A number of the ''concerned'' scholars believed the United States must abandon South Korea. As Baldwin wrote: ''The risk of being involved in another phase of the Korean civil war, the endless cost of providing weapons and military aid to South Korea and of keeping US forces there, and the embarrassing dictatorial methods of the Park government all argue for an end to US involvement.'' Starting as they often did from a romantic, very '60s and '70s view of revolution and socialist egalitarianism (some revisionists identified themselves with the ''New Left'') such arguments had resonance, particularly among anti-establishment young people.
Baldwin himself hedged his analysis by noting that ''the apparently totalitarian controls and the personality cult of Kim Il-sung left even empathetic foreign observers puzzled and ambivalent about North Korea''. But some others among the Vietnam-era critics who harbored extremely negative views of South Korea adopted the logic that, since the South was so horrible, the North must be wonderful - or at least better than the South.
Revisionist ideas appealed not only to the radical fringe. Influential establishment news media organizations that came to take critical stances against the Vietnam War also eventually adopted some of the revisionists' biases on Korea - including the bias against crediting the testimony of North Koreans who had defected to the South.

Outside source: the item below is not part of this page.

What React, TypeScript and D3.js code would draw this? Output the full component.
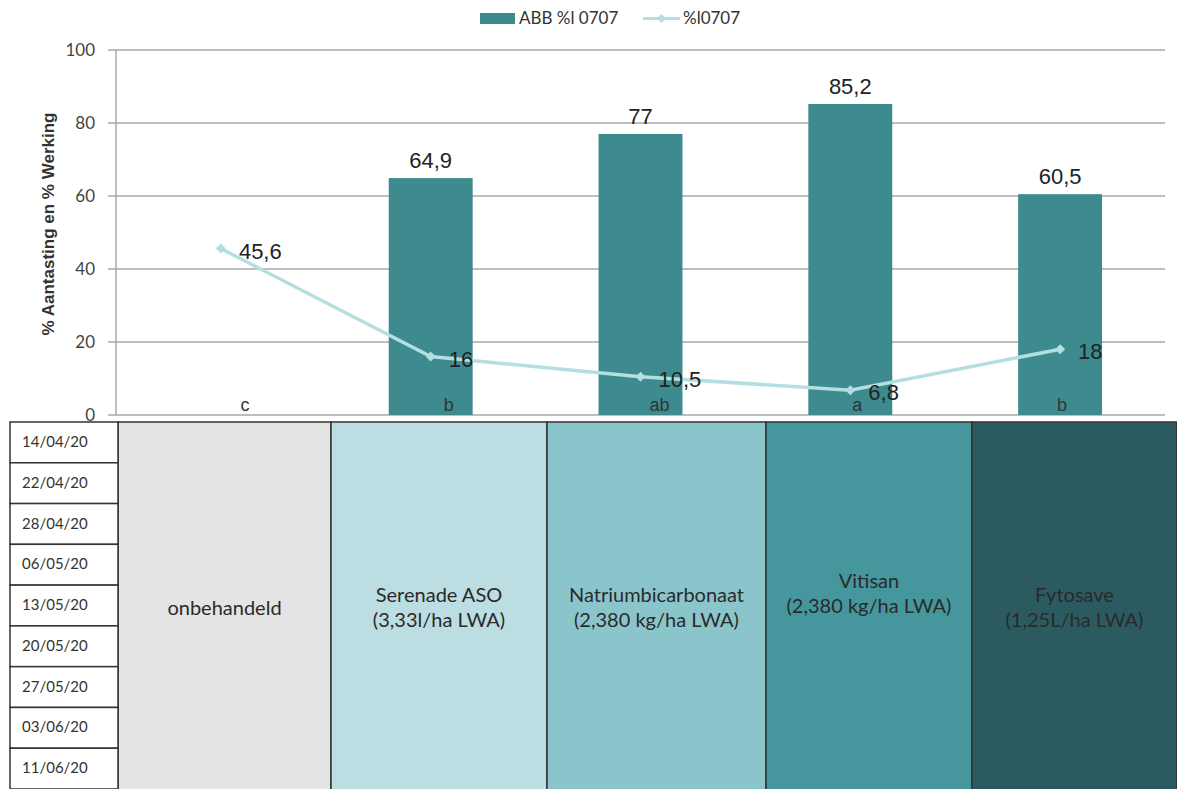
import React from "react";
import * as d3 from "d3";

const treatments = ["onbehandeld", "Serenade ASO", "Natriumbicarbonaat", "Vitisan", "Fytosave"];
const treatmentDoses = ["", "(3,33l/ha LWA)", "(2,380 kg/ha LWA)", "(2,380 kg/ha LWA)", "(1,25L/ha  LWA)"];
const werking: (number | null)[] = [null, 64.9, 77, 85.2, 60.5];
const aantasting = [45.6, 16, 10.5, 6.8, 18];
const significance = ["c", "b", "ab", "a", "b"];
const sprayDates = ["14/04/20", "22/04/20", "28/04/20", "06/05/20", "13/05/20", "20/05/20", "27/05/20", "03/06/20", "11/06/20"];
const yTicks = [0, 20, 40, 60, 80, 100];
const columnFills = ["#e4e4e4", "#bcdde1", "#8bc5cc", "#45969d", "#2b5b61"];
const columnEdges = [118, 331, 547, 766, 972, 1177];
const letterShift = [24, 18, 19, 7, 2];

const W = 1177;
const H = 789;
const plot = { left: 116, right: 1165, top: 50, bottom: 415 };
const fmt = (v: number) => String(v).replace(".", ",");

export default function App() {
  const x = d3
    .scaleBand<string>()
    .domain(treatments)
    .range([plot.left, plot.right])
    .paddingInner(0.6)
    .paddingOuter(0.3);
  const xc = (t: string) => (x(t) ?? 0) + x.bandwidth() / 2;
  const y = d3.scaleLinear().domain([0, 100]).range([plot.bottom, plot.top]);

  const lineGen = d3
    .line<number>()
    .x((_, i) => xc(treatments[i]))
    .y((d) => y(d));

  const tableTop = 422;
  const rowH = (H - tableTop) / sprayDates.length;
  const rows = d3.range(sprayDates.length + 1).map((i) => tableTop + i * rowH);
  const sans = "'Liberation Sans', Arial, sans-serif";
  const lato = "Lato, 'Open Sans', sans-serif";

  return (
    <svg
      width={W}
      height={H}
      style={{ position: "absolute", left: 0, top: 0, background: "#fff" }}
    >
      {/* legend */}
      <g fontFamily={lato} fontSize={17} fill="#333">
        <rect x={480} y={13} width={35} height={11} fill="#3d8a8f" />
        <text x={519} y={24}>ABB %l 0707</text>
        <line x1={643} x2={680} y1={18.5} y2={18.5} stroke="#b4dfe0" strokeWidth={3} />
        <path d="M661.5,14 L666,18.5 L661.5,23 L657,18.5 Z" fill="#b4dfe0" />
        <text x={683} y={24}>%l0707</text>
      </g>

      {/* gridlines and y axis */}
      {yTicks.map((t) => (
        <g key={t}>
          <line x1={plot.left} x2={plot.right} y1={y(t)} y2={y(t)} stroke="#a9a9a9" strokeWidth={1.5} />
          <line x1={108} x2={plot.left} y1={y(t)} y2={y(t)} stroke="#a9a9a9" strokeWidth={1.5} />
          <text x={95} y={y(t) + 6} textAnchor="end" fontFamily={lato} fontSize={17} fill="#444">
            {t}
          </text>
        </g>
      ))}
      <line x1={plot.left} x2={plot.left} y1={plot.top} y2={plot.bottom} stroke="#a9a9a9" strokeWidth={1.5} />
      <text
        transform={`translate(54,224) rotate(-90)`}
        textAnchor="middle"
        fontFamily={sans}
        fontWeight="bold"
        fontSize={17}
        fill="#333"
      >
        % Aantasting en % Werking
      </text>

      {/* bars */}
      {treatments.map((t, i) => {
        const v = werking[i];
        if (v == null) return null;
        return (
          <g key={t}>
            <rect x={x(t)} y={y(v)} width={x.bandwidth()} height={y(0) - y(v)} fill="#3d8a8f" />
            <text x={xc(t)} y={y(v) - 10} textAnchor="middle" fontFamily={sans} fontSize={22} fill="#222">
              {fmt(v)}
            </text>
          </g>
        );
      })}

      {/* significance letters */}
      {treatments.map((t, i) => (
        <text
          key={t}
          x={xc(t) + letterShift[i]}
          y={411}
          textAnchor="middle"
          fontFamily={sans}
          fontSize={18}
          fill="#333"
        >
          {significance[i]}
        </text>
      ))}

      {/* infection line */}
      <path d={lineGen(aantasting) ?? ""} fill="none" stroke="#b4dfe0" strokeWidth={3.5} />
      {aantasting.map((v, i) => {
        const cx = xc(treatments[i]);
        const cy = y(v);
        return (
          <g key={i}>
            <path d={`M${cx},${cy - 5} L${cx + 5},${cy} L${cx},${cy + 5} L${cx - 5},${cy} Z`} fill="#b4dfe0" />
            <text x={cx + 18} y={cy + 10} fontFamily={sans} fontSize={22} fill="#222">
              {fmt(v)}
            </text>
          </g>
        );
      })}

      {/* spray schedule table */}
      {treatments.map((t, i) => {
        const x0 = columnEdges[i];
        const x1 = columnEdges[i + 1];
        const mid = (x0 + x1) / 2;
        const centerY = tableTop + (H - tableTop) / 2;
        const dose = treatmentDoses[i];
        const topLineY = i === 3 ? centerY - 18 : dose ? centerY - 4 : centerY + 9;
        return (
          <g key={t}>
            <rect x={x0} y={tableTop} width={x1 - x0} height={H - tableTop + 2} fill={columnFills[i]} stroke="#333" strokeWidth={1.5} />
            <text x={mid} y={topLineY} textAnchor="middle" fontFamily={lato} fontSize={20} fill="#2a2a2a">
              {t}
            </text>
            {dose && (
              <text x={mid} y={topLineY + 25} textAnchor="middle" fontFamily={lato} fontSize={20} fill="#2a2a2a">
                {dose}
              </text>
            )}
          </g>
        );
      })}
      {sprayDates.map((d, i) => (
        <g key={d}>
          <rect x={10} y={rows[i]} width={108} height={rowH} fill="#fff" stroke="#333" strokeWidth={1.5} />
          <text x={22} y={rows[i] + 25} fontFamily={lato} fontSize={15} fill="#333">
            {d}
          </text>
        </g>
      ))}
    </svg>
  );
}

Now that the former trickle of defectors has turned into a flood, in large part due to the famine that has afflicted North Korea for several years, there are thousands of North Koreans testifying or ready to testify - not all of them in South Korea or under South Korean government control. Thus, in the year 2000 and for the foreseeable future, even the most skeptical researcher will be hard-pressed to cite ''lack of reliable information'' in dismissing wholesale the many accounts of how North Koreans are systematically oppressed.